The Fir Tree Review


Gorgeously packaged with intricate illustrations from Finnish illustrator, Sanna Annukka, this new edition of Hans Christian Andersen’s well-loved fairy tale, The Fir Tree, is the perfect holiday gift for adults and children alike.

Hans Christian Andersen’s tragic tale of naive greed and dissatisfaction is retold through the striking and contemporary illustrations of Finnish illustrator Sanna Annukka. Cloth-bound in rich forest green, with gold foil embellishments, The Fir Tree is elevated from a children’s book to a unique work of art and makes an ideal gift for people of all ages.


‘The Fir Tree’ by Hans Christian Andersen gets a gorgeous new edition with illustrations by Sanna Annukka. They don’t make the story any happier, but they add some beauty to the pages.

The story is of a fir tree living in the woods. At first he is not tall enough to be chosen and resents the rabbits who jump over him. He wants more and yearns for it. Eventually, he grows tall enough and is chosen as a Christmas tree and thinks his life will only get better and better. This is not what happens.

It’s a story of dissatisfaction and realizing too late what is lost in the pursuit for what one wants. Hans Christian Andersen can write a sad story, and this one is no exception. I’m glad that this didn’t get rewritten in the telling.

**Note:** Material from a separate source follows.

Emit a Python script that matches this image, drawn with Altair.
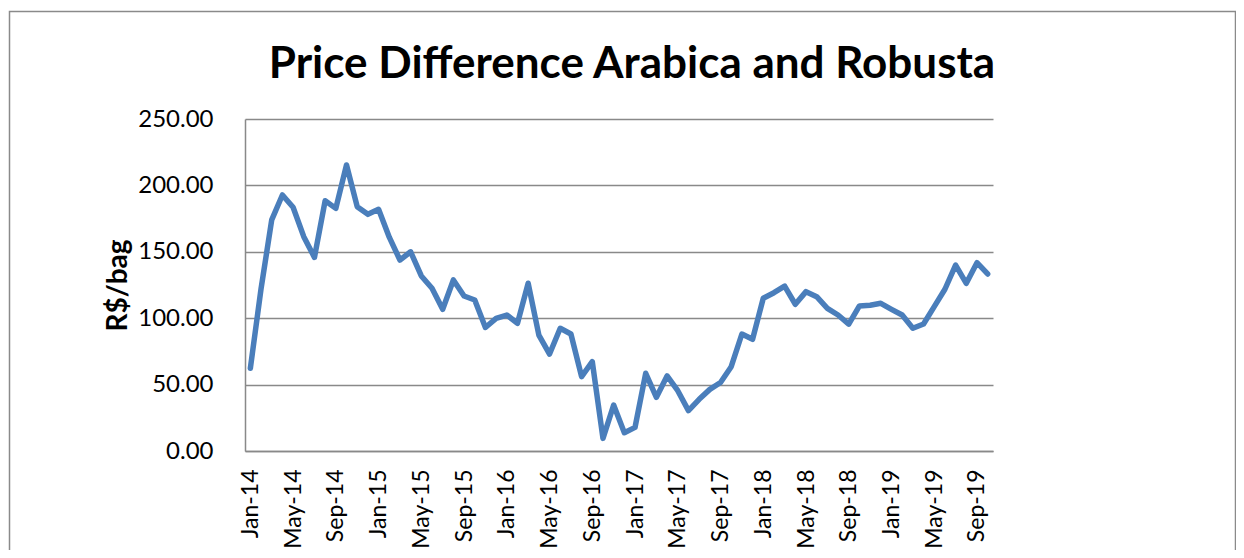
import altair as alt
import pandas as pd

month_names = ["Jan", "Feb", "Mar", "Apr", "May", "Jun",
               "Jul", "Aug", "Sep", "Oct", "Nov", "Dec"]
years = ["14", "15", "16", "17", "18", "19"]
months = [f"{m}-{y}" for y in years for m in month_names][:70]

diff = [62.3, 122.0, 174.0, 192.8, 183.5, 161.4, 145.8, 188.5, 182.7, 215.4,
        184.0, 178.2, 182.0, 161.0, 143.8, 150.0, 131.8, 122.5, 106.7, 128.8,
        116.7, 113.7, 93.0, 99.9, 102.4, 96.2, 126.3, 87.3, 73.0, 92.4,
        88.1, 56.0, 67.3, 9.5, 34.6, 13.8, 17.8, 58.5, 40.4, 56.5,
        45.4, 30.4, 38.9, 46.4, 51.6, 63.5, 88.1, 84.1, 115.0, 119.2,
        124.2, 110.5, 120.0, 116.2, 107.4, 102.4, 95.5, 109.2, 109.7, 111.2,
        106.7, 102.4, 92.4, 95.6, 108.7, 121.8, 140.0, 126.3, 141.8, 133.3]

tick_months = months[::4]
y_ticks = [0, 50, 100, 150, 200, 250]
title_text = "Price Difference Arabica and Robusta"

df = pd.DataFrame({"month": months, "diff": diff})

GRID = "#898989"
FONT = "Lato"

frame = alt.Chart(alt.Data(values=[{}])).mark_rect(
    fill="transparent", stroke="#8a8a8a", strokeWidth=1.5
).encode(
    x=alt.value(-235.5), x2=alt.value(990.5),
    y=alt.value(-107.5), y2=alt.value(470)
)

title = alt.Chart(alt.Data(values=[{"t": title_text}])).mark_text(
    font=FONT, fontSize=44, fontWeight="bold", color="black",
    align="center", baseline="alphabetic"
).encode(
    x=alt.value(387), y=alt.value(-41), text="t:N"
)

line = alt.Chart(df).mark_line(
    color="#4a7ebb", strokeWidth=5.5, strokeJoin="round", strokeCap="round"
).encode(
    x=alt.X("month:O", sort=None,
            scale=alt.Scale(type="point", padding=0.5),
            axis=alt.Axis(values=tick_months, labelAngle=-90, labelPadding=18,
                          ticks=False, domainColor=GRID, domainWidth=1.5,
                          title=None, labelFont=FONT, labelFontSize=23,
                          labelColor="black", grid=False)),
    y=alt.Y("diff:Q",
            scale=alt.Scale(domain=[0, 250], nice=False),
            axis=alt.Axis(values=y_ticks, format=".2f", ticks=False,
                          labelPadding=32, labelFont=FONT, labelFontSize=24,
                          labelColor="black", domainColor=GRID, domainWidth=1.5,
                          gridColor=GRID, gridWidth=1.5,
                          title="R$/bag", titleFont=FONT, titleFontSize=28,
                          titleFontWeight="bold", titleColor="black",
                          titleAngle=-90, titleX=-127, titleY=166,
                          titleAlign="center", titleBaseline="middle"))
)

chart = alt.layer(frame, title, line).properties(
    width=748, height=332,
    autosize=alt.AutoSizeParams(type="none"),
    padding={"left": 237, "top": 111, "right": 243, "bottom": 99},
).configure_view(stroke=None)

chart.save("out.html", embed_options={"renderer": "svg", "actions": False})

The illustrations that accompany this edition are really good. Sanna Annukka’s style seems to be geometric shapes and interesting contrasting colors. There are trees in the forest, and fish swimming below a harbor. There are mice and ornaments and even the final pages of the book have beautiful images of the tree’s final moments. I’m not sure it’s a Christmas classic like I know them, but I love this edition of the story.


Hans Christian Andersen (often referred to in Scandinavia as H. C. Andersen; April 2, 1805 – August 4, 1875) was a Danish author and poet. Although a prolific writer of plays, travelogues, novels, and poems, Andersen is best remembered for his fairy tales. Andersen’s popularity is not limited to children; his stories—called eventyr, or “fairy-tales”—express themes that transcend age and nationality.

Andersen’s fairy tales, which have been translated into more than 125 languages, have become culturally embedded in the West’s collective consciousness, readily accessible to children, but presenting lessons of virtue and resilience in the face of adversity for mature readers as well. Some of his most famous fairy tales include “The Little Mermaid”, “The Ugly Duckling”, “The Nightingale”, “The Emperor’s New Clothes” and many more. His stories have inspired plays, ballets, and both live-action and animated films.